In a nutshell, vitamins are just things that your body needs, that it can’t produce on its own, its only source is the food you eat.
Not eating foods with those vitamins can cause many health problems. The classic example is sailors who got scurvy because they didn’t have any foods with vitamin C for months at a time.
Most people who aren’t pregnant, who get a little bit of sunlight, eat a balanced diet and don’t have any health conditions don’t need to take any vitamin supplements. Getting “extra” vitamins when you weren’t previously deficient doesn’t provide any benefit.
Vitamins are organic molecules(large, complex molecules made primarily up of hydrogen and carbon, along with other elements frequently being included such as oxygen and nitrogen, as well as rarer elements. Vitamin B12 for instance has the element cobalt in it), that the human body needs in small quantities to properly function but cannot produce from basic elements or inorganic compounds, so you need to consume them from other sources, like food. I say human because what molecules a body can produce varies between animals. Not many other animals need Vitamin C for instance, but humans can’t make it themselves.
Molecular Structure and physical and chemical properties, as well as their function, widely vary between vitamins. Vitamin C for instance is a fairly simple molecule and is important to immune system function, while Vitamin B12 is super complex and large and is critical to maintaining your nervous system and your blood cells.

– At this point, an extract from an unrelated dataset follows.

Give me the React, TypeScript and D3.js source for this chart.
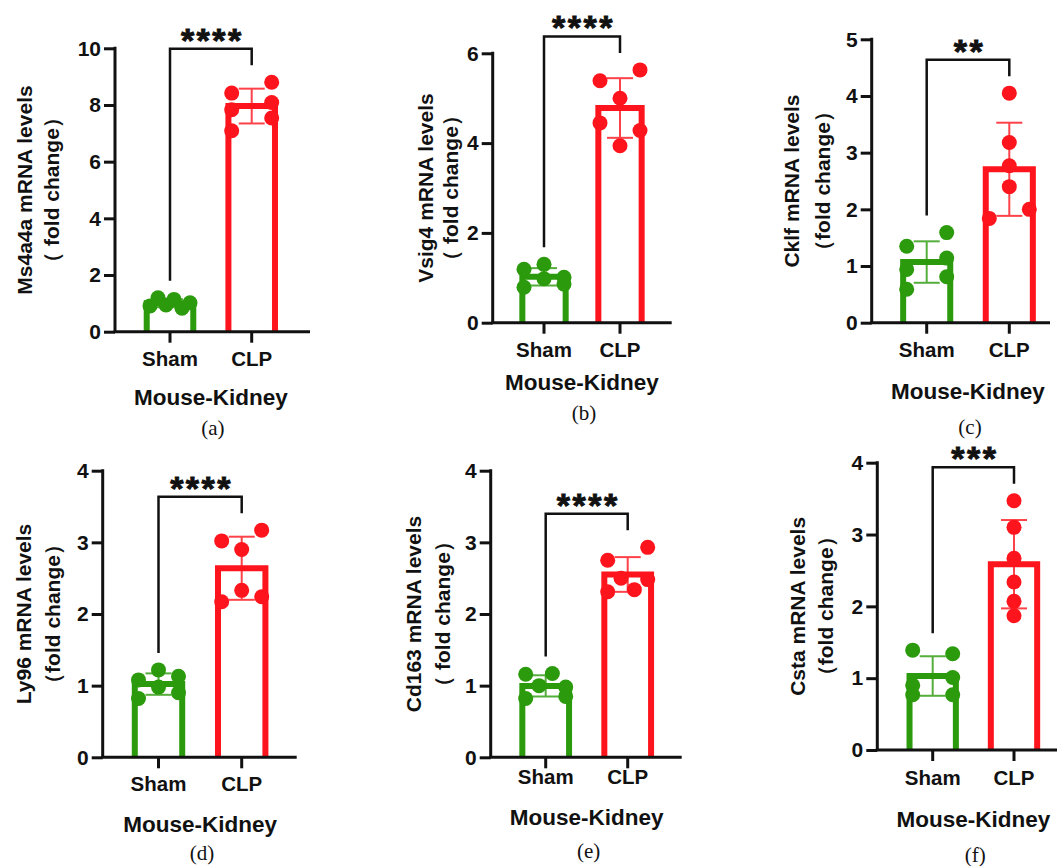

As for who discovered them, that differs for each of these compounds at different times in history, so you will have to look those up, but people have known for a long time in some capacity as common knowledge not eating certain foods would caused illnesses with certain symptoms, which were deficiencies. For example before the ability to fortify plant foods with B12 and to synthesize B12 in a lab, not eating enough meat or dairy would eventually lead to problems with the nerves, loss of bowel control, anemia, and eventually death. Meanwhile a lack of Vitamin C, which is very high in most fruits but low in most vegetable and animal foods, can lead to a weakened immune system, or scurvy in severe cases.
Vitamin pills/capsules contain large amounts of these vitamins to supplement a diet that is lacking in them.
Remember that we are the ones that named then vitamins, naively so, they aren’t all the same or related to each other just because they have a similar name. We just tried to label the things we need for survival because our body cannot produce it. So you’re asking for comparison of apples and oranges.
Vitamins are organic molecules that we need in our diet in small/trace amounts that assist with various bodily functions. Other than that, there is not much in common between the vitamins. Dietary minerals are kind of like vitamins except they aren’t organic molecules, but elements/ions like calcium, potassium, magnesium. There are also a few things that pretty much fit the definition of a vitamin, but for some reason aren’t considered one, like choline.
The rest of the things we need in our diet, we need in much larger amounts – water, carbs, protein, and fats. These are collectively called macronutrients or macros for short.
‘Vitamin’ comes from a prefix meaning “life, alive” and a shortening of “amine”, because they were originally thought to include amino acids.
They’re organic substances that we need in small quantities for our life processes to function properly. We can’t make them so we must get them from our diets — if a given species can make a particular substance, it’s not considered a vitamin for that species. Many animals can make their own vitamin C, but humans can’t, so we consider it a vitamin.
Mere minerals don’t count as vitamins, although some vitamins contain very small amounts of special minerals. Vitamin B12, for example, is a complex molecule that contains a single atom of cobalt, a metal which is under most conditions mildly poisonous for humans.